To prevent unwanted contact with bears in the wild, it is important to be bear aware — especially while recreating with dogs.

Last month a Montana man was bitten by a bear while hiking on the Upper Kenai River Trail near Cooper Landing with his young border collie off leash. In April, three hikers had a standoff with a bear at Tonsina Creek near Seward after it followed their dog down the trail toward them.

Leah Eskelin, a visitor services park ranger at the Kenai National Wildlife Refuge, said the best way to enjoy bear country with pups is by keeping them close.

“The best action for bringing your dogs with you … is to keep them under direct control,” she said.

Eskelin said this translates differently for different dogs. For example, her pup is accustomed to being off leash on her property, but she has decided not to give her dog the opportunity to make poor choices while in the woods or in public.

“If you have a dog in a public environment the best practice is always to have it on a leash,” Eskelin said.

She said Alaskan wild animals are generally curious, as are most canines. Using a leash while recreating in bear country keeps them from interacting with each other.

“There are very few dogs that have that perfect recall,” Eskelin said, pointing out that even most well-trained pups still choose hot pursuit when coming in contact with squirrels and other small animals.

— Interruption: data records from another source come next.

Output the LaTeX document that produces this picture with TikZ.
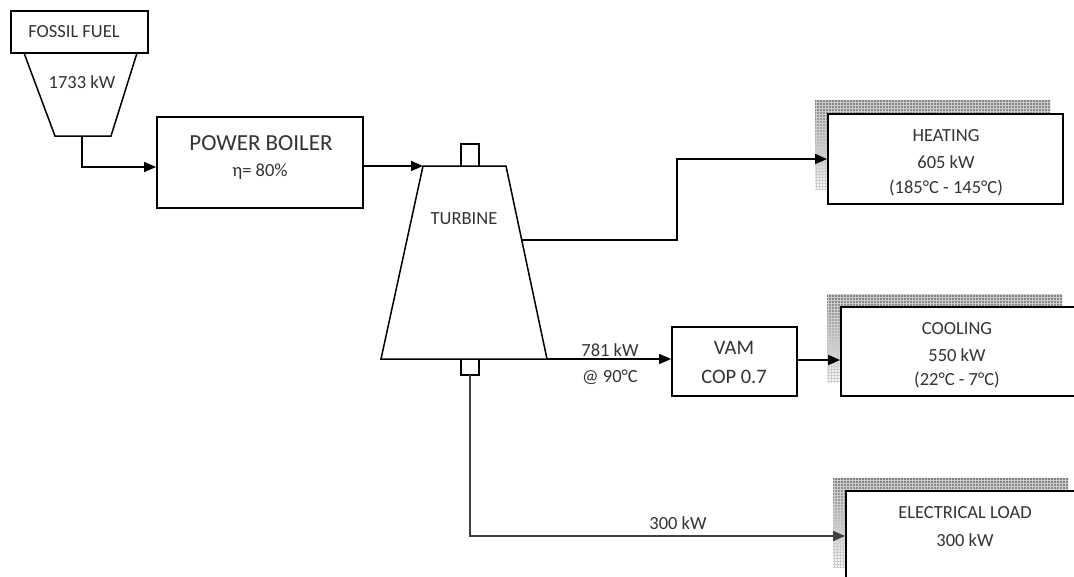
\documentclass[tikz,border=0pt]{standalone}
\usepackage{fontspec}
\setmainfont{Carlito}
\usetikzlibrary{arrows.meta,patterns,calc}
\definecolor{txt}{HTML}{333333}
\definecolor{shade}{RGB}{172,172,172}
\definecolor{shadeline}{RGB}{205,205,205}
\tikzset{
  box/.style={draw=black, line width=1.8pt, fill=white},
  shp/.style={draw=black, line width=1.5pt, line join=miter},
  flow/.style={line width=1.6pt, draw=black, -{Triangle[length=12pt,width=10pt]}},
  gflow/.style={line width=1.6pt, draw=black!75, -{Triangle[length=12pt,width=10pt]}},
  lbl/.style={text=txt, font=\fontsize{18.5}{20}\selectfont, inner sep=0pt, anchor=center},
  big/.style={text=txt, font=\fontsize{23}{26}\selectfont, inner sep=0pt},
  mid/.style={text=txt, font=\fontsize{20.5}{23}\selectfont, inner sep=0pt},
}
\newcommand{\shadowbox}[4]{%
  \fill[shade] (#1,#2) rectangle (#3,#4);
  \path[pattern=grid, pattern color=shadeline] (#1,#2) rectangle (#3,#4);}
\begin{document}
\begin{tikzpicture}[x=1pt,y=-1pt]
\useasboundingbox (0,0) rectangle (1074,576);
% Fossil fuel
\node[box, minimum width=137pt, minimum height=42pt, inner sep=0pt] (fuel) at (79.5,32) {};
\node[lbl] (fueltxt) at (74,32) {FOSSIL FUEL};
\draw[shp] (24,53) -- (55,136) -- (111,136) -- (137,53);
\node[lbl] (fuelkw) at (82,82) {1733 kW};
\coordinate (fuelout) at (82,136);
% Boiler
\node[box, minimum width=206pt, minimum height=91pt, inner sep=0pt] (boiler) at (260,162.5) {};
\node[big] (boilertxt) at (261,143) {POWER BOILER};
\node[lbl] (eta) at (260,172) {η= 80\%};
\draw[flow] (fuelout) -- (82,167) -- (boiler.west |- 0,167);
% Turbine
\coordinate (t1) at (423,166);
\coordinate (t2) at (506,166);
\coordinate (t3) at (547,359);
\coordinate (t4) at (381,359);
\draw[shp, fill=white] (t1) -- (t2) -- (t3) -- (t4) -- cycle;
\draw[shp] (461,166) -- (461,144) -- (479,144) -- (479,166);
\draw[shp] (461,359) -- (461,375) -- (479,375) -- (479,359);
\coordinate (tbot) at (470,375);
\node[lbl] (turb) at (464,219) {TURBINE};
\draw[flow] (boiler.east |- t1) -- (t1);
% Heating
\shadowbox{815}{100}{1050}{189}
\node[box, minimum width=235pt, minimum height=90pt, inner sep=0pt] (heat) at (945.5,159) {};
\node[lbl] (h1) at (946,136) {HEATING};
\node[lbl] (h2) at (946,162) {605 kW};
\node[lbl] (h3) at (946,188) {(185°C - 145°C)};
\coordinate (hout) at (522,240);
\draw[flow] (hout) -- (677,240) -- (677,159) -- (heat.west);
% VAM
\node[box, minimum width=125pt, minimum height=69pt, inner sep=0pt] (vam) at (734.5,361.5) {};
\node[mid] (v1) at (734,348) {VAM};
\node[mid] (v2) at (734,377) {COP 0.7};
\draw[flow] (t3) -- (vam.west |- t3);
\node[lbl] (q1) at (610,350) {781 kW};
\node[lbl] (q2) at (610,377) {@ 90°C};
% Cooling
\shadowbox{827}{294}{1062}{382}
\node[box, minimum width=240pt, minimum height=89pt, inner sep=0pt] (cool) at (961,351.5) {};
\node[lbl] (c1) at (957,329) {COOLING};
\node[lbl] (c2) at (957,355) {550 kW};
\node[lbl] (c3) at (957,380) {(22°C - 7°C)};
\draw[flow] (vam.east |- 0,360) -- (cool.west |- 0,360);
% Electrical
\shadowbox{833}{478}{1068}{567}
\node[box, minimum width=240pt, minimum height=92pt, inner sep=0pt] (elec) at (966,537) {};
\node[lbl] (e1) at (965,513) {ELECTRICAL LOAD};
\node[lbl] (e2) at (965,540) {300 kW};
\draw[gflow] (tbot) -- (470,536) -- (elec.west |- 0,536);
\node[lbl] (e3) at (678,523) {300 kW};
\end{tikzpicture}
\end{document}
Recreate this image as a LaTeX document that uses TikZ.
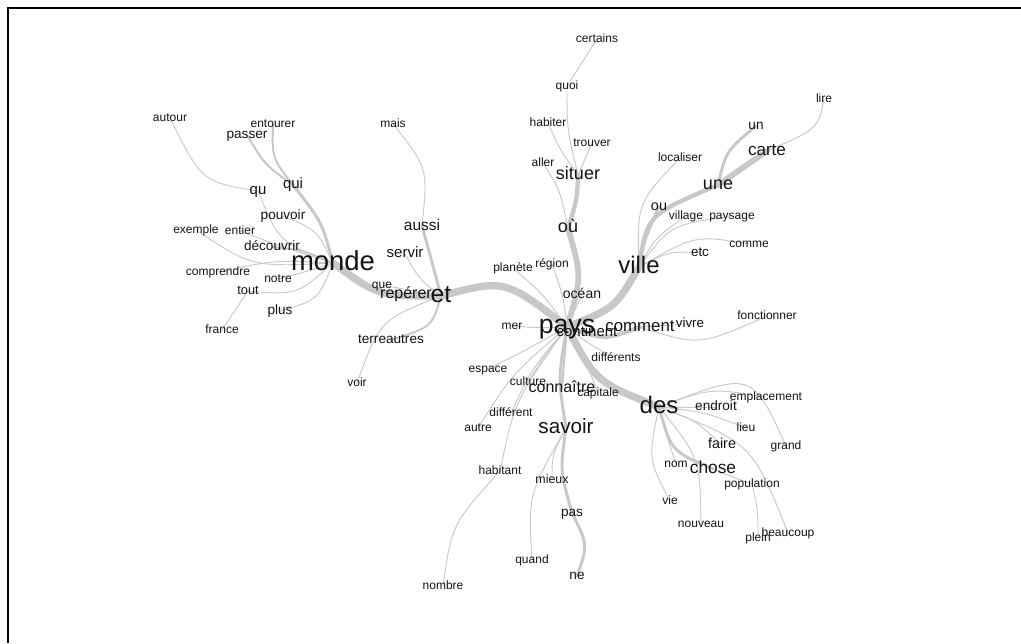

It can be helpful to have a dog while on the trails in bear country as well, she said, as they can sense other predators better than humans can.

But, it’s safer for the well-being of not just the people recreating, but also pets and wildlife if dogs are leashed.

“It can really elevate your experience and be a positive thing,” Eskelin said.

On July 20, the refuge will host a bear-aware seminar outside the visitor center at 5 p.m. Participants will receive information on how to prepare for hiking, fishing and camping, and how to bear-proof personal property and dispel spray deterrent. The program is free and open to the public, and does not require a pre-registration.